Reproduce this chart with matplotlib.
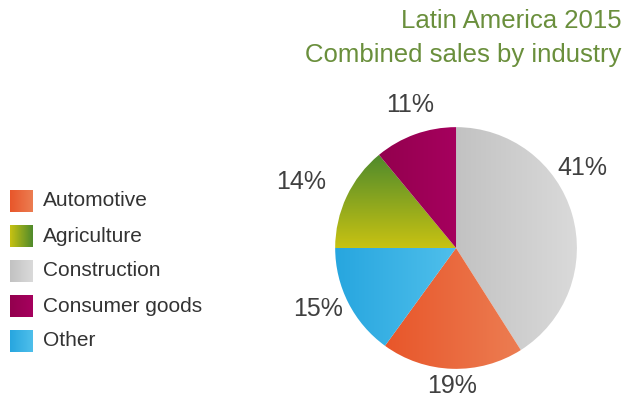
import numpy as np
import matplotlib.pyplot as plt
from matplotlib.colors import LinearSegmentedColormap

# pie order (clockwise from 12 o'clock)
industries = ["Construction", "Automotive", "Other", "Agriculture", "Consumer goods"]
shares = [41, 19, 15, 14, 11]
legend_order = ["Automotive", "Agriculture", "Construction", "Consumer goods", "Other"]

# (start colour, end colour, direction) for the shaded fills
shades = {
    "Construction": ("#c2c2c2", "#dadada", "h"),
    "Automotive": ("#e8562a", "#ec7d52", "h"),
    "Other": ("#27a6df", "#4fbfeb", "h"),
    "Agriculture": ("#c8c212", "#4e8a2c", "v"),
    "Consumer goods": ("#93004e", "#a6005e", "h"),
}
legend_shades = dict(shades)
legend_shades["Agriculture"] = ("#c8c212", "#4e8a2c", "h")

plt.rcParams['font.family'] = ['Liberation Sans', 'DejaVu Sans']

fig = plt.figure(figsize=(6.23, 4.0), dpi=100)

# pie
ax = fig.add_axes([0.538, 0.0775, 0.388, 0.605])
wedges, _ = ax.pie(shares, startangle=90, counterclock=False,
                   wedgeprops=dict(linewidth=0))


def fill_gradient(axis, patch, c0, c1, direction, extent):
    cmap = LinearSegmentedColormap.from_list("g", [c0, c1])
    grad = np.linspace(0, 1, 256)
    grad = grad.reshape(1, -1) if direction == "h" else grad.reshape(-1, 1)
    im = axis.imshow(grad, cmap=cmap, extent=extent, origin="lower",
                     aspect="auto", zorder=patch.get_zorder(), interpolation="bicubic")
    im.set_clip_path(patch)
    patch.set_facecolor("none")


for w, name in zip(wedges, industries):
    ext = w.get_path().get_extents()
    c0, c1, d = shades[name]
    fill_gradient(ax, w, c0, c1, d, (ext.x0, ext.x1, ext.y0, ext.y1))

ax.set_aspect("equal")
ax.set_xlim(-1, 1)
ax.set_ylim(-1, 1)
ax.axis("off")

# percentage labels
label_r = [1.24, 1.14, 1.25, 1.39, 1.24]
label_shift = [16, 0, -3, 2, -2]
for w, v, r, s in zip(wedges, shares, label_r, label_shift):
    ang = np.deg2rad((w.theta1 + w.theta2) / 2 + s)
    ax.text(r * np.cos(ang), r * np.sin(ang), f"{v}%", ha="center", va="center",
            fontsize=18, color="#404040", clip_on=False)

# title
fig.text(0.998, 0.948, "Latin America 2015", ha="right", va="center",
         fontsize=18.5, color="#6a8f3c")
fig.text(0.998, 0.862, "Combined sales by industry", ha="right", va="center",
         fontsize=18.5, color="#6a8f3c")

# legend
lax = fig.add_axes([0, 0, 1, 1])
lax.set_xlim(0, 623)
lax.set_ylim(400, 0)
lax.axis("off")
for i, name in enumerate(legend_order):
    y = 190 + i * 35
    sq = plt.Rectangle((10, y), 23, 22, linewidth=0)
    lax.add_patch(sq)
    c0, c1, d = legend_shades[name]
    fill_gradient(lax, sq, c0, c1, d, (10, 33, y + 22, y))
    lax.text(43, y + 11, name, ha="left", va="center", fontsize=15, color="#333333")
lax.set_aspect("auto")
lax.set_xlim(0, 623)
lax.set_ylim(400, 0)

fig.savefig("out.png", dpi=100)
════════════════
= EXERCISE GOAL =
Only the lines from the start of the material through the line containing "fig = plt.figure(figsize=(6.23, 4.0), dpi=100)" should be transcribed. Pictures stay out.

= RESULT OF THE EXERCISE =
Reproduce this chart with matplotlib.
import numpy as np
import matplotlib.pyplot as plt
from matplotlib.colors import LinearSegmentedColormap

# pie order (clockwise from 12 o'clock)
industries = ["Construction", "Automotive", "Other", "Agriculture", "Consumer goods"]
shares = [41, 19, 15, 14, 11]
legend_order = ["Automotive", "Agriculture", "Construction", "Consumer goods", "Other"]

# (start colour, end colour, direction) for the shaded fills
shades = {
    "Construction": ("#c2c2c2", "#dadada", "h"),
    "Automotive": ("#e8562a", "#ec7d52", "h"),
    "Other": ("#27a6df", "#4fbfeb", "h"),
    "Agriculture": ("#c8c212", "#4e8a2c", "v"),
    "Consumer goods": ("#93004e", "#a6005e", "h"),
}
legend_shades = dict(shades)
legend_shades["Agriculture"] = ("#c8c212", "#4e8a2c", "h")

plt.rcParams['font.family'] = ['Liberation Sans', 'DejaVu Sans']

fig = plt.figure(figsize=(6.23, 4.0), dpi=100)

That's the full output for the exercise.